━━━ RAW DATA

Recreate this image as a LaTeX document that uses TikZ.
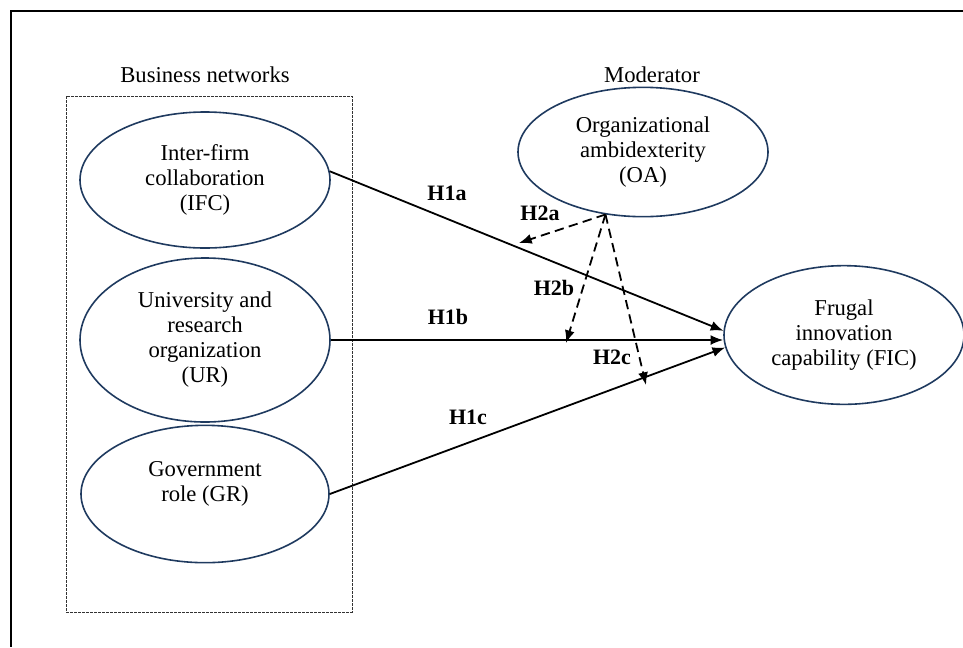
\documentclass[tikz,border=0pt]{standalone}
\usepackage{fontspec}
\setmainfont{Liberation Serif}
\usetikzlibrary{shapes.geometric,arrows.meta,calc}
\definecolor{navy}{HTML}{1F3A5F}
\tikzset{
  construct/.style={ellipse, draw=navy, line width=1.2pt, inner sep=0pt, align=center,
    font=\fontsize{17}{18.75}\selectfont},
  plain/.style={align=center, inner sep=0pt, font=\fontsize{17}{18.75}\selectfont},
  hyp/.style={inner sep=0pt, font=\fontsize{16.5}{18}\selectfont\bfseries},
  direct/.style={draw=black, line width=1.35pt, -{Latex[length=9.5pt,width=7.5pt]}},
  moder/.style={draw=black, line width=1.35pt, dash pattern=on 7pt off 4pt, -{Latex[length=9.5pt,width=7.5pt]}},
  frame/.style={draw=black, line width=0.8pt},
  groupbox/.style={draw=black!80, line width=0.5pt, dash pattern=on 2pt off 1pt}
}
\begin{document}
\begin{tikzpicture}[x=0.75pt,y=-0.75pt]
\useasboundingbox (0,0) rectangle (963,647);
% frame
\draw[frame] (963,11) -- (11,11) -- (11,647);
% group box
\draw[groupbox] (66,96) rectangle (352,612);
\node[plain] (bn) at (205,75) {Business networks};
\node[plain] (mod) at (652,75) {Moderator};
% constructs
\node[construct, minimum width=187.5pt, minimum height=102pt] (IFC) at (205,180) {Inter-firm\\collaboration\\(IFC)};
\node[construct, minimum width=187.5pt, minimum height=123pt] (UR) at (205,340) {University and\\research\\organization\\(UR)};
\node[construct, minimum width=186pt, minimum height=103pt] (GR) at (205,494) {};
\node[plain] (GRt) at ($(GR)+(0,-10)$) {Government\\role (GR)};
\node[construct, minimum width=187.5pt, minimum height=97pt] (OA) at (643,152) {Organizational\\ambidexterity\\(OA)};
\node[construct, minimum width=180pt, minimum height=104pt] (FIC) at (844,335) {Frugal\\innovation\\capability (FIC)};
% direct effects
\draw[direct] (IFC.4) -- (FIC.178);
\draw[direct] (UR.east) -- (UR.east -| FIC.west);
\draw[direct] (GR.east) -- (FIC.186);
\node[hyp] (h1a) at (447,193) {H1a};
\node[hyp] (h1b) at (448,317) {H1b};
\node[hyp] (h1c) at (468,417) {H1c};
% moderation
\coordinate (apex) at (OA.239);
\coordinate (ta) at (519,243);
\coordinate (tb) at (566,343);
\coordinate (tc) at (646,385);
\draw[moder] (apex) -- (ta);
\draw[moder] (apex) -- (tb);
\draw[moder] (apex) -- (tc);
\node[hyp] (h2a) at (540,213) {H2a};
\node[hyp] (h2b) at (554,288) {H2b};
\node[hyp] (h2c) at (612,357) {H2c};
\end{tikzpicture}
\end{document}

━━━━━━

EXERCISE OBJECTIVE =
Give every line above again exactly, with no pictures.

WRITTEN SOLUTION =
Recreate this image as a LaTeX document that uses TikZ.
\documentclass[tikz,border=0pt]{standalone}
\usepackage{fontspec}
\setmainfont{Liberation Serif}
\usetikzlibrary{shapes.geometric,arrows.meta,calc}
\definecolor{navy}{HTML}{1F3A5F}
\tikzset{
  construct/.style={ellipse, draw=navy, line width=1.2pt, inner sep=0pt, align=center,
    font=\fontsize{17}{18.75}\selectfont},
  plain/.style={align=center, inner sep=0pt, font=\fontsize{17}{18.75}\selectfont},
  hyp/.style={inner sep=0pt, font=\fontsize{16.5}{18}\selectfont\bfseries},
  direct/.style={draw=black, line width=1.35pt, -{Latex[length=9.5pt,width=7.5pt]}},
  moder/.style={draw=black, line width=1.35pt, dash pattern=on 7pt off 4pt, -{Latex[length=9.5pt,width=7.5pt]}},
  frame/.style={draw=black, line width=0.8pt},
  groupbox/.style={draw=black!80, line width=0.5pt, dash pattern=on 2pt off 1pt}
}
\begin{document}
\begin{tikzpicture}[x=0.75pt,y=-0.75pt]
\useasboundingbox (0,0) rectangle (963,647);
% frame
\draw[frame] (963,11) -- (11,11) -- (11,647);
% group box
\draw[groupbox] (66,96) rectangle (352,612);
\node[plain] (bn) at (205,75) {Business networks};
\node[plain] (mod) at (652,75) {Moderator};
% constructs
\node[construct, minimum width=187.5pt, minimum height=102pt] (IFC) at (205,180) {Inter-firm\\collaboration\\(IFC)};
\node[construct, minimum width=187.5pt, minimum height=123pt] (UR) at (205,340) {University and\\research\\organization\\(UR)};
\node[construct, minimum width=186pt, minimum height=103pt] (GR) at (205,494) {};
\node[plain] (GRt) at ($(GR)+(0,-10)$) {Government\\role (GR)};
\node[construct, minimum width=187.5pt, minimum height=97pt] (OA) at (643,152) {Organizational\\ambidexterity\\(OA)};
\node[construct, minimum width=180pt, minimum height=104pt] (FIC) at (844,335) {Frugal\\innovation\\capability (FIC)};
% direct effects
\draw[direct] (IFC.4) -- (FIC.178);
\draw[direct] (UR.east) -- (UR.east -| FIC.west);
\draw[direct] (GR.east) -- (FIC.186);
\node[hyp] (h1a) at (447,193) {H1a};
\node[hyp] (h1b) at (448,317) {H1b};
\node[hyp] (h1c) at (468,417) {H1c};
% moderation
\coordinate (apex) at (OA.239);
\coordinate (ta) at (519,243);
\coordinate (tb) at (566,343);
\coordinate (tc) at (646,385);
\draw[moder] (apex) -- (ta);
\draw[moder] (apex) -- (tb);
\draw[moder] (apex) -- (tc);
\node[hyp] (h2a) at (540,213) {H2a};
\node[hyp] (h2b) at (554,288) {H2b};
\node[hyp] (h2c) at (612,357) {H2c};
\end{tikzpicture}
\end{document}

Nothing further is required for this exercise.